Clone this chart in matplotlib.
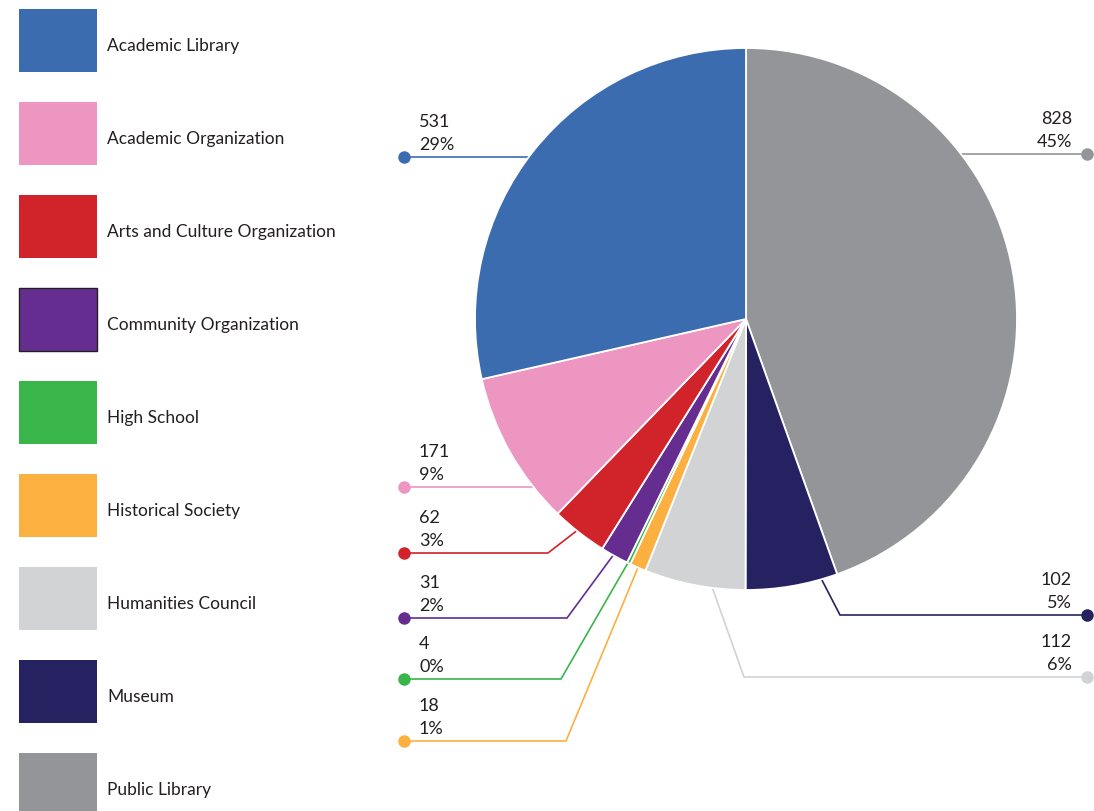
import numpy as np
import matplotlib.pyplot as plt
from matplotlib.patches import Rectangle

plt.rcParams['font.family'] = ['Lato', 'DejaVu Sans']

# legend order
categories = ['Academic Library', 'Academic Organization', 'Arts and Culture Organization',
              'Community Organization', 'High School', 'Historical Society',
              'Humanities Council', 'Museum', 'Public Library']
counts = [531, 171, 62, 31, 4, 18, 112, 102, 828]
pcts = ['29%', '9%', '3%', '2%', '0%', '1%', '6%', '5%', '45%']
colors = ['#3c6cb0', '#ec96c1', '#d0232a', '#652d90', '#3ab54a', '#fbb040',
          '#d1d3d4', '#262262', '#939598']

# pie runs clockwise from 12 o'clock in this order
pie_order = [8, 7, 6, 5, 4, 3, 2, 1, 0]

W, H = 1094, 812
fig = plt.figure(figsize=(W / 100, H / 100), dpi=100)
ax = fig.add_axes([0, 0, 1, 1])

cx, cy, R = 746, 320, 271
vals = [counts[i] for i in pie_order]
cols = [colors[i] for i in pie_order]
ax.pie(vals, colors=cols, center=(cx, cy), radius=R, startangle=-90, counterclock=True,
       wedgeprops=dict(edgecolor='white', linewidth=1.3), frame=True)
ax.set_xlim(0, W)
ax.set_ylim(H, 0)
ax.axis('off')

# angle bounds of each wedge (clockwise degrees from top)
total = float(sum(counts))
bounds = {}
a = 0.0
for i in pie_order:
    w = counts[i] / total * 360
    bounds[i] = (a, a + w)
    a += w

def edge_pt(i, frac, r):
    a0, a1 = bounds[i]
    ang = np.radians(a0 + frac * (a1 - a0))
    return cx + r * np.sin(ang), cy - r * np.cos(ang)

# leader layout: side, line y, elbow x (None = straight), fraction inside wedge
leaders = {
    0: ('L', 158, None, 0.5),
    1: ('L', 488, None, 0.5),
    2: ('L', 554, 548, 0.5),
    3: ('L', 619, 567, 0.5),
    4: ('L', 680, 561, 0.5),
    5: ('L', 742, 566, 0.5),
    6: ('R', 678, 744, 0.38),
    7: ('R', 616, 840, 0.2),
    8: ('R', 155, None, 0.5),
}
txt_col = '#231f20'
for i, (side, ly, ex, frac) in leaders.items():
    dx = 404 if side == 'L' else 1087
    if ex is None:
        xs, ys = [dx, cx], [ly, ly]
    else:
        px, py = edge_pt(i, frac, R * 0.96)
        xs, ys = [dx, ex, px], [ly, ly, py]
    ax.plot(xs, ys, color=colors[i], lw=1.2, zorder=0.5, solid_joinstyle='miter')
    ax.plot(dx, ly, 'o', color=colors[i], ms=9, mew=0, zorder=3)
    tx = 419 if side == 'L' else 1072
    ha = 'left' if side == 'L' else 'right'
    ax.text(tx, ly - 31, str(counts[i]), ha=ha, va='baseline', fontsize=13, color=txt_col)
    ax.text(tx, ly - 8, pcts[i], ha=ha, va='baseline', fontsize=13, color=txt_col)

# legend boxes
for k, name in enumerate(categories):
    y0 = 10 + 93 * k
    ec = '#231f20' if name == 'Community Organization' else 'none'
    ax.add_patch(Rectangle((19, y0), 78, 63, facecolor=colors[k], edgecolor=ec, lw=1.0))
    ax.text(107, y0 + 36, name, ha='left', va='center', fontsize=12.5, color=txt_col)

fig.savefig('out.png', dpi=100, facecolor='white')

### Task goal
Reproduce the full material exactly, excluding the pictures.

### Full output
Clone this chart in matplotlib.
import numpy as np
import matplotlib.pyplot as plt
from matplotlib.patches import Rectangle

plt.rcParams['font.family'] = ['Lato', 'DejaVu Sans']

# legend order
categories = ['Academic Library', 'Academic Organization', 'Arts and Culture Organization',
              'Community Organization', 'High School', 'Historical Society',
              'Humanities Council', 'Museum', 'Public Library']
counts = [531, 171, 62, 31, 4, 18, 112, 102, 828]
pcts = ['29%', '9%', '3%', '2%', '0%', '1%', '6%', '5%', '45%']
colors = ['#3c6cb0', '#ec96c1', '#d0232a', '#652d90', '#3ab54a', '#fbb040',
          '#d1d3d4', '#262262', '#939598']

# pie runs clockwise from 12 o'clock in this order
pie_order = [8, 7, 6, 5, 4, 3, 2, 1, 0]

W, H = 1094, 812
fig = plt.figure(figsize=(W / 100, H / 100), dpi=100)
ax = fig.add_axes([0, 0, 1, 1])

cx, cy, R = 746, 320, 271
vals = [counts[i] for i in pie_order]
cols = [colors[i] for i in pie_order]
ax.pie(vals, colors=cols, center=(cx, cy), radius=R, startangle=-90, counterclock=True,
       wedgeprops=dict(edgecolor='white', linewidth=1.3), frame=True)
ax.set_xlim(0, W)
ax.set_ylim(H, 0)
ax.axis('off')

# angle bounds of each wedge (clockwise degrees from top)
total = float(sum(counts))
bounds = {}
a = 0.0
for i in pie_order:
    w = counts[i] / total * 360
    bounds[i] = (a, a + w)
    a += w

def edge_pt(i, frac, r):
    a0, a1 = bounds[i]
    ang = np.radians(a0 + frac * (a1 - a0))
    return cx + r * np.sin(ang), cy - r * np.cos(ang)

# leader layout: side, line y, elbow x (None = straight), fraction inside wedge
leaders = {
    0: ('L', 158, None, 0.5),
    1: ('L', 488, None, 0.5),
    2: ('L', 554, 548, 0.5),
    3: ('L', 619, 567, 0.5),
    4: ('L', 680, 561, 0.5),
    5: ('L', 742, 566, 0.5),
    6: ('R', 678, 744, 0.38),
    7: ('R', 616, 840, 0.2),
    8: ('R', 155, None, 0.5),
}
txt_col = '#231f20'
for i, (side, ly, ex, frac) in leaders.items():
    dx = 404 if side == 'L' else 1087
    if ex is None:
        xs, ys = [dx, cx], [ly, ly]
    else:
        px, py = edge_pt(i, frac, R * 0.96)
        xs, ys = [dx, ex, px], [ly, ly, py]
    ax.plot(xs, ys, color=colors[i], lw=1.2, zorder=0.5, solid_joinstyle='miter')
    ax.plot(dx, ly, 'o', color=colors[i], ms=9, mew=0, zorder=3)
    tx = 419 if side == 'L' else 1072
    ha = 'left' if side == 'L' else 'right'
    ax.text(tx, ly - 31, str(counts[i]), ha=ha, va='baseline', fontsize=13, color=txt_col)
    ax.text(tx, ly - 8, pcts[i], ha=ha, va='baseline', fontsize=13, color=txt_col)

# legend boxes
for k, name in enumerate(categories):
    y0 = 10 + 93 * k
    ec = '#231f20' if name == 'Community Organization' else 'none'
    ax.add_patch(Rectangle((19, y0), 78, 63, facecolor=colors[k], edgecolor=ec, lw=1.0))
    ax.text(107, y0 + 36, name, ha='left', va='center', fontsize=12.5, color=txt_col)

fig.savefig('out.png', dpi=100, facecolor='white')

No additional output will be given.